È una partita non ricchissima, vale 17 milioni di sterline di business ittico l’anno su un fatturato complessivo da 775 milioni, e può diventare un affare dimezzato qualora dovessero partire le ritorsioni, se qualcuno decidesse di impedire alle seimila navi da pesca di Sua Maestà di spingersi oltre le acque internazionali. Fa niente, devono aver ragionato a Londra, tutti presi da una sorta di «Britain First» che pare un gesto di debolezza, un modo per tenere alto il consenso della base euroscettica e nazionalista. Ovvero, l’ennesima ricetta che tonifica forse gli spiriti scissionisti, ma complica lo scenario, soprattutto economico.

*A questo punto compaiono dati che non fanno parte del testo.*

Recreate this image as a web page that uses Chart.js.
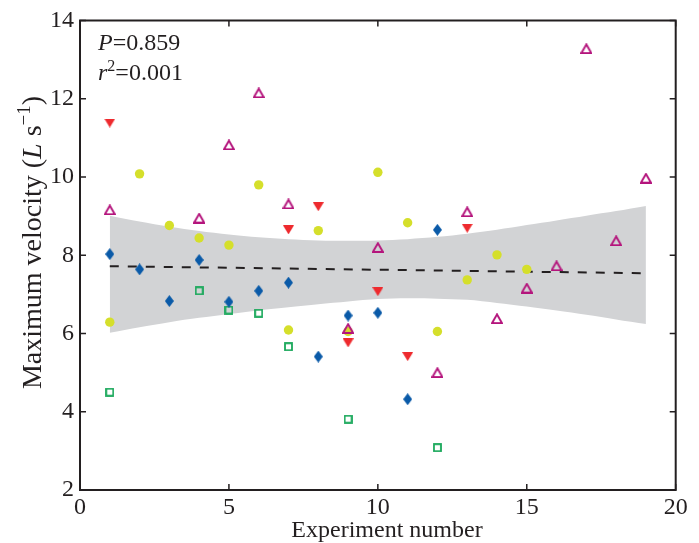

I dati statistici dicono che il clima sta cambiando oltre la Manica. La scorsa settimana è arrivato il dato della crescita nel primo quarto del 2017 (+0,2% trimestre su trimestre), il peggior risultato dell’Unione europea. Allo stesso tempo, la propensione al risparmio delle famiglie è crollata all’1,7%, confermando uno tendenza che si manifesta da oltre un anno. In sostanza, il Paese è fermo e i cittadini britannici hanno sempre meno soldi da mettere da parte. Con prospettive che non annunciano un miglioramento delle circostanze.
Nel caos negoziale e congiunturale c’è chi pensa a smontare un accordo di 53 anni fa e chi si sta convincendo che la Brexit non succederà mai. Nessuno spiega come e forse nessuno lo sa. Eppure l’aria che tira è che alla fine l’eurodivorzio non avverrà, perlomeno non come ce lo saremmo aspettati un anno fa. La gestione minima di umori e trattative è sintomo di crescente nervosismo, di un clima in cui inseguire oggi piccole soluzioni che si realizzeranno magari fra due anni serve solo a tappare le falle di una nave, quella della Brexit, che tiene il mare ogni giorno peggio.